I have spent most of my lifetime protecting the feelings of others in what I say.  I think I might be in the running for Guiness book of records "most inoffensive and considerate person" in how I have conducted my personal relationships for most of my life.  I appreciate this board as an outlet to express my feelings in a constructive way.


I regret how I have been in everyday life.  A lot of truth was lost that way.


  I am not saying I have never been mean, I am by no means a saint.  However most of the people in my alcoholic and drug-addict ridden  family have no problem saying a lot and saying it mean.   Some of  what they say is  true; most of it  has been said family member's particular warped opinion given in a nasty  manner.

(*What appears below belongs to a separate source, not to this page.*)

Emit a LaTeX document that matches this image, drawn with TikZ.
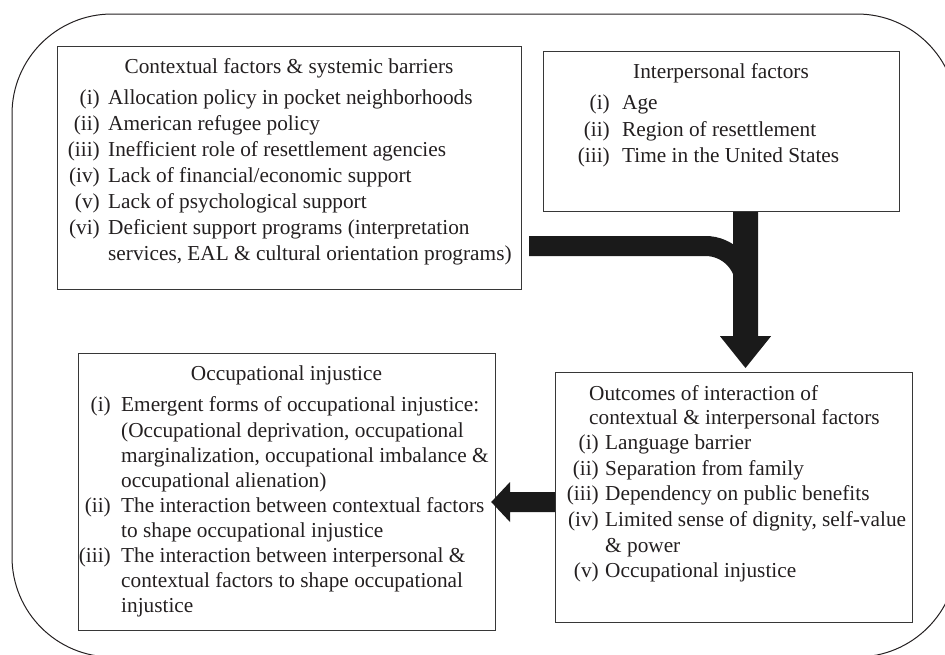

I once told someone in my family that just because a thought occurred to her, she did not have to say it out loud, especially if it was mean.  She told me no one was going to keep her from speaking the "truth."   Well, very often the truth is in the eye of the beholder and what I heard this person saying was she was going to say anything she wanted, however she wanted to say it, and with no regard for whether or not it was mean.  I don't agree with her take on the "truth"


Sometimes we are going to get angry, it's inevitable.  We might say things in a way that is not only mean, but it also will lead to the opposite effect that we want.  The person we are speaking to will dig their heels in.  We can try to do better, we can regret being "mean," but we also have to accept being human.